There are painted rocks in the curb strip. In the yard – gnomes and fairies, ceramic figures Schultz made, random toys donated by neighbors, a piece of bark form a hundred-year-old oak tree that was on Schultz’s great-grandparents’ property in New Jersey, and what Schultz calls “bits and bobs” from all over.
Schultz: “A mystery lizard of unknown origin just showed up one day.”
The pieces are reshuffled periodically to make room for new combinations and new stories – think of it as migration.
Against the house is a galvanized tub – with a hand and a peace sign.
There is a significantly quirky front door on the porch.
Good job mother and daughter!
What is there to learn from this lovely Fairy Garden?
Berkeley is changing, yet here is proof positive that our dear old Berkeley is not dead. A woman and her young daughter have turned their front yard into a land of fairies and lizards of unknown origins and gnomes and mermaids. They invent stories about the creatures and shuffle them and people add pieces. And it is all a gift to the street.
I know this stretch of Parker Street. Between the summer of 1978 and early 1981, the legal department of the United Farm Workers was gutted by Cesar’s purges. Sandy Nathan and Kirsten Zerger were two of the 18 really bright and hard-working and lawyers who were purged. They found labor law jobs in the Bay Area and bought a house on Parker two blocks west of the Fairy Garden shown here.
In 1980, we had a reunion of the legal department in their back yard. Kirsten is in the front with blue shirt and blue jeans. Sandy is just right of her, white shirt, black hair, mustache. She is Mennonite. He is Jewish.
I am in the Hawaiian shirt towards the right of the second row. Just left of me is Bill Monning, a member of the California State Senate who serves the 17th Senate District on the Central Coast. Just right of me is John Rice Trujillo. He disappeared swimming in Hawaii in late 1982. I surely miss him even now all these years later.

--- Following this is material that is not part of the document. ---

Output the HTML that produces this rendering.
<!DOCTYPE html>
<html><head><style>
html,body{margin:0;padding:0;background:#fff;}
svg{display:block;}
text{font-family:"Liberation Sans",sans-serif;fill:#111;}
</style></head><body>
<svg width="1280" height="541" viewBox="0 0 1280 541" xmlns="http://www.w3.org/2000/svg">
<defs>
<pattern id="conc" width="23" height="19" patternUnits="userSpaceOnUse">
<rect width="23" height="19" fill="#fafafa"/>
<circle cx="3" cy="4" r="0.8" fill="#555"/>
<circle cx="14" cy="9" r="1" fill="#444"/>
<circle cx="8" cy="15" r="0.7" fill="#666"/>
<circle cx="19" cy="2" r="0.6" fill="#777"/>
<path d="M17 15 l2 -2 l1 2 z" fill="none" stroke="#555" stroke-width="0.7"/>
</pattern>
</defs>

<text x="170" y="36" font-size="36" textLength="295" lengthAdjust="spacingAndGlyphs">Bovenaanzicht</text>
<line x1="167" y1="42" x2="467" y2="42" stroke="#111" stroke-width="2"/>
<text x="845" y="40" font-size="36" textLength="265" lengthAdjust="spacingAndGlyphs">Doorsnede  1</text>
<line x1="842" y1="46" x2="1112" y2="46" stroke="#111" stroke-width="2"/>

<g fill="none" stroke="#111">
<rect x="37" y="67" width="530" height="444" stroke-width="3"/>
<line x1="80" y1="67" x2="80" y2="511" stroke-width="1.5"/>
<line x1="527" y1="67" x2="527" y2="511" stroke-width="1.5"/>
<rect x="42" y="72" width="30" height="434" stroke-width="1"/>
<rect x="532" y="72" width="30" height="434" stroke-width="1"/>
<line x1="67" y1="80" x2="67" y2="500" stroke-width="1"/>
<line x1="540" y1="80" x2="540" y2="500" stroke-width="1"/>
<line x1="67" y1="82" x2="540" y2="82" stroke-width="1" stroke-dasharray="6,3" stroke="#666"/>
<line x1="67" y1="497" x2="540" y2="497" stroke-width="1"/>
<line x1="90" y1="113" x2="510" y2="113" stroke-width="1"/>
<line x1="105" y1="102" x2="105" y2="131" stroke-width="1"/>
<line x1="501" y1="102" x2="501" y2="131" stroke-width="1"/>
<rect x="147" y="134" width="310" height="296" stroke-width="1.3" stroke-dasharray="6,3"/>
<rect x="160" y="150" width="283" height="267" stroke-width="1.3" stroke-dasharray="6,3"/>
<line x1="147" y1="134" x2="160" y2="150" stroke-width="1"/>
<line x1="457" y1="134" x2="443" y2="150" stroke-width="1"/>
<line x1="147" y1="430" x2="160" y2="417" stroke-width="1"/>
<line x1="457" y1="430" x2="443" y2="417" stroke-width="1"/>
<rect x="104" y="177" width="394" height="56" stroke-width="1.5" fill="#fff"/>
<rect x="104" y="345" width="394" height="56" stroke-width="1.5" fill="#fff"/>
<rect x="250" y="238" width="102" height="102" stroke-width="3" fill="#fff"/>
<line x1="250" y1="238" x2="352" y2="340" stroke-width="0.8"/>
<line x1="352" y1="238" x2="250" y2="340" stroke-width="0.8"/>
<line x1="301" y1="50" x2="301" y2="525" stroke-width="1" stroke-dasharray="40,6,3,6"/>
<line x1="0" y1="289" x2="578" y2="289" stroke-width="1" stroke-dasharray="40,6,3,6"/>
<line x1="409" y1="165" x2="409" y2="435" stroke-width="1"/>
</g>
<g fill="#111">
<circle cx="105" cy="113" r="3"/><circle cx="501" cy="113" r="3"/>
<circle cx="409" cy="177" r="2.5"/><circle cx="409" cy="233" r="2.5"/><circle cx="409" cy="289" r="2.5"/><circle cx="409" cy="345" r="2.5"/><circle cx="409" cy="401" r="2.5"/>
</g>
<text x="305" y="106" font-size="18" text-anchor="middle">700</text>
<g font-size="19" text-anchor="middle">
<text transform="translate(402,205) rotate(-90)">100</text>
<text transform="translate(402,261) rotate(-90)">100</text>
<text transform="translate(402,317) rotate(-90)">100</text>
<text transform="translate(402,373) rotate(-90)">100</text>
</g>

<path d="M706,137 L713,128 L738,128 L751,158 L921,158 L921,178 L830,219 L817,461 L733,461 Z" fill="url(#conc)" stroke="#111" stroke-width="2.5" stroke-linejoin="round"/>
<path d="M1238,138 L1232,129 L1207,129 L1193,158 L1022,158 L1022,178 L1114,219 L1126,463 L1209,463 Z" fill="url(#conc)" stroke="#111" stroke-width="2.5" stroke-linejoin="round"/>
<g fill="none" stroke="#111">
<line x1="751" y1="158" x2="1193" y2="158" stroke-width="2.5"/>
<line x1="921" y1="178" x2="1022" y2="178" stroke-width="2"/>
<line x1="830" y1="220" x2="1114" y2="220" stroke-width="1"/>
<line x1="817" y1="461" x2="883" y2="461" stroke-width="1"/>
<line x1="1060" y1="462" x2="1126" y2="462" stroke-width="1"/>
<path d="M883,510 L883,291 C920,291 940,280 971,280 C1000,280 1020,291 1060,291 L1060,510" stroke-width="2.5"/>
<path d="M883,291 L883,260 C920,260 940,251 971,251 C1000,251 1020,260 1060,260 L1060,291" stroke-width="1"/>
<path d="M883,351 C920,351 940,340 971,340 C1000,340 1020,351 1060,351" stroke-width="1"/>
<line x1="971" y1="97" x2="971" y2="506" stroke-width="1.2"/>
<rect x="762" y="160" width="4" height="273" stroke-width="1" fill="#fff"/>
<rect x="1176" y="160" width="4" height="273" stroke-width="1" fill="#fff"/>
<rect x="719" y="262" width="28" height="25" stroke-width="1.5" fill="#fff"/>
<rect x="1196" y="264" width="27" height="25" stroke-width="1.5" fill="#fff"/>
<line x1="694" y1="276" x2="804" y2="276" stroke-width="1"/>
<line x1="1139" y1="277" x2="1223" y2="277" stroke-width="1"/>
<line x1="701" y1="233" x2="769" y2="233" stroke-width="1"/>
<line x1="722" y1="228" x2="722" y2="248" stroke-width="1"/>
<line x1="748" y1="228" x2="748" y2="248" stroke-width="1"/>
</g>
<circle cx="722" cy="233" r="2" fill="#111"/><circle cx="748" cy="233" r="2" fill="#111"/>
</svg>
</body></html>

Kirsten and Sandy moved to McPherson, Kansas a few years later – a good place to raise their three boys.
Why did I mention this?
Well, yes, that’s a factor. But beyond that, I have watched Parker Street evolve for almost 40 years. Something is lost and something is gained with the evolution.
This dragon at 1240 Parker wouldn’t have been there 37 years ago. Ditto the Fairy Garden.
Keep it Quirky Parker Street!
On the cosmic scale, there is a big issue to overcome on Parker.
There is seriously bad mojo for Parker Street – the Parker Apartments at Parker and Shattuck.
Here is how management describes the lifestyle of Parker Apartments:
Feel alive. Be delighted. Choose your own adventure at Parker Apartments. Ahead of the trends and out of the box, our downtown Berkeley apartments feature bold, modern design. Artisan homes are outfitted with unique, handcrafted luxuries and au courant style. Progressive amenities include a comfortable coworking space, convenient bike lounge, and Equinox Fitness Club on-site. Enjoy living in a walkable community, a hub of creative expression with a spirited art and food scene. Do you work in the city? Commuting is a breeze when you live blocks from Ashby and Downtown Berkeley BART. Intrepid. Exciting. Dare to discover your inspiration.
I read these words and wonder, truly wonder, what language they rejected if this is the best that they could come up with.
What else can we conjure up to counter the apartments?
Malvina Reynolds lived at 2027 Parker Street – the Muse of Parker Street. BIG POINTS for that. One can only imagine what the woman who wrote “Little Boxes” would have to say about the Parker Apartments where you can dare to discover your inspiration.
Also on Parker:
Long ago the Red Sun Rising Collective was at 2239 Parker.
This is what they looked like in 1970-ish.
Parker Street represents!
Let’s not even think about Parker Apartments and Equinox and choosing our own adventure. Let’s just celebrate the wonder of the Fairy Garden.
I showed the post to my friend.
“Here’s what I remember about Parker Street. Below Shattuck were two next-door houses that an anarchist collective. They embraced the philosophy of Nestor Makhno, a Ukrainian revolutionary who led a rogue anarchist army during the Russian Civil War. They were always trying to get me to read his “The Struggle Against the State and Other Essays.” What I dug was their electric sign that said ‘Smash the State.’
“The collective did a really righteous job printing counterfeit tickets for a Stones concert. I don’t know what to think about that now.”
OK – enough about Nestor Makhno. What about the post?
Thank you, brother. I live at Fox Court and am a 29-year guy in the IBEW. I feel like we have an almost-double connection. And even if I didn’t — I love your site and your posts. Don’t stop!